Personally I like attending live events or watching them on PPV (as close to live as you can get) but I also have a large collection of DVD's.  

So, the question is, if you had your choice would you view it live (with all the excitement and the attached opportunities for meeting fighters, etc.), PPV (so you have the fights as they happen) or on DVD (so you can watch at your own leisure)?


----------



## Marvin (Mar 15, 2006)

If I could afford to bring all the guys, then live is the only way to go!

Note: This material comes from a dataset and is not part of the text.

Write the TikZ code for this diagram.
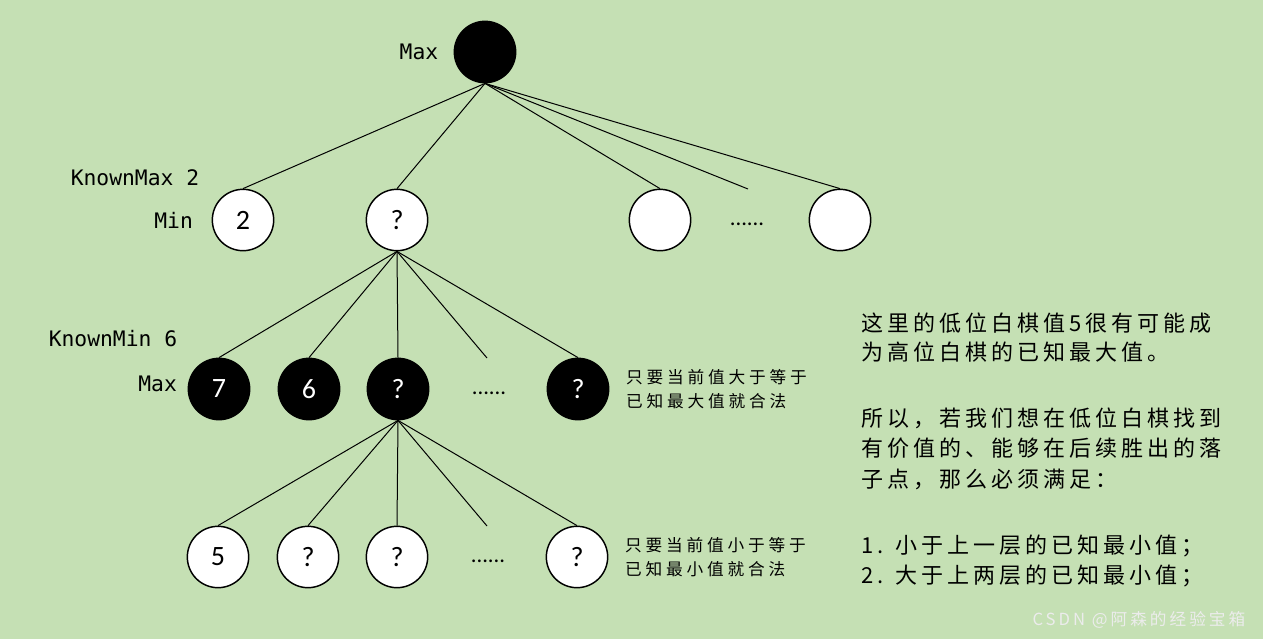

But sittin' around a big screen tv, drinking beers and talkin smack is all good as well:ultracool


----------



## Cujo (Mar 15, 2006)

I like watching MMA any way I can get it!
Pax
Cujo


----------



## Eternal Beginner (Mar 15, 2006)

Cujo said:
			
		

> I like watching MMA any way I can get it!
> Pax
> Cujo



So are you like me with the horrible bootleg copies of ancient events?  I have a couple of Russian events that are almost unviewable...but I try to watch anyway.

I think it is a sickness, really.


----------



## ChineseKempoJerry (Mar 16, 2006)

My wife hated it until I bought some front row tickets to a KOC event. She is hooked, but not until she saw it live (I retired from MMA events prior to meeting her)! 

Live is a great way, but in my mind any way to watch is better than none at all.

Best Regards,

Jerry


----------



## Cujo (Mar 16, 2006)

Oh yea, bootleg, new, live whatever! I've got my dvr set to record UFC every Monday night so I can watch it the next morning.
Pax
Cujo


----------



## scottcatchot (Mar 16, 2006)

I have never been to a live event, I det it rocks. I usually watch it on the ole tube with my wife


----------



## Eternal Beginner (Mar 16, 2006)

scottcatchot said:
			
		

> I have never been to a live event, I det it rocks. I usually watch it on the ole tube with my wife



It is definitely the most exciting way to watch...even if your view is obstructed by drunks and the ref's back!  The electricity of the crowd really heightens the event.  We were there when Franklin turned Tanner's face into hamburger helper and the place was wild!

And it doesn't have to just be the big name, big events that cause that.  We have been to Cage Wars in Winnipeg, North Dakota Fighting Challenge, Elite Fighting events, KOTC and each one of them has been great.  I recommend jumping at the opportunity if an event is ever held in your city or close to you.


----------